Basında sansürün kaldırılışının yıldönümü kapsamında Mersin Gazeteciler Cemiyeti (MGC) tarafından Cumhuriyet Meydanı'nda gerçekleştirilen tören öncesinde dağıtılan bültense yoğun ilgi gördü. Mersin'de aynı zamanda da bir 'ilk' olarak öne çıkan bültenin, önümüzdeki yıllarda daha geniş kapsamlı olmasının yanında görsellik ve içerik anlamında daha da zenginleştirileceğinin altı çizildi. Bültenin birinci sayfasındaysa söz konusu çalışmaya katkı sunarak, görüş ve düşüncelerini dile getiren gazetecilerin fotoğraflarına yer verilirken, kısa bir giriş yazısı da yer aldı.
Söz konusu yazıdaysa basında sansürün hala devam ettiğinin altı çizilirken, gazeteciler üzerindeki baskıların devam ettiği, bunun yanında da basın çalışanlarının sosyal güvencelerinden mahrum bırakıldığı vurgulandı. 'Çalışan gazetecilerin yüzde kaçı sansürsüz haber, röportaj ya da yayın yapabiliyor?' sorusunun gündeme taşındığı yazıda Türkiye'de basın özgürlüğündense asla söz edilemeyeceğinin altı çizildi. Mersin'de basın sektörü açısından öncelikli olarak sorgulanması gerekenin; meslek örgütlerinin mevcut gazetecilik yapısı üzerindeki insiyatifi olduğuna dikkat çekilirken, kent merkezinde şu anda 14 resmi gazetenin yanı sıra 6 özel televizyon ve çok sayıda radyo kuruluşunun olduğu hatırlatıldı.
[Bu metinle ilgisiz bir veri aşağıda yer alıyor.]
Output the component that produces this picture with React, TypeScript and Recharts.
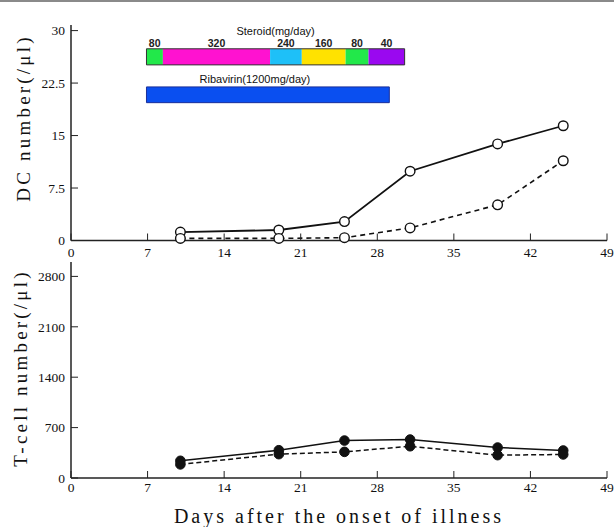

Yazıda şu ifadelere yer verildi; "Ancak bu yayın organlarında çalışan basın emekçilerinin sosyal ve ekonomik haklarını ne derece alabildiği tartışmaya açıktır. Günlük gazeteleri baz alacak olursak; bu kuruluşlar en az 5 sigortalı işçi istihdam etmek zorunda. 14 resmi gazetede 70 çalışanın olması gerekirken, bugün sahaya inan kaç gazeteci var? Mersin'de bulunan meslek örgütlerinin bu kanayan yaranın neresine parmak bastı? Sorgulanması gereken asıl konulardan biri de budur. Gazetecilerin olmadığı, özgürce çalışmalarına imkan verilmediği, düşüncelerin yasaklanıp sansürlendiği toplumlarda demokrasiden söz edilemez."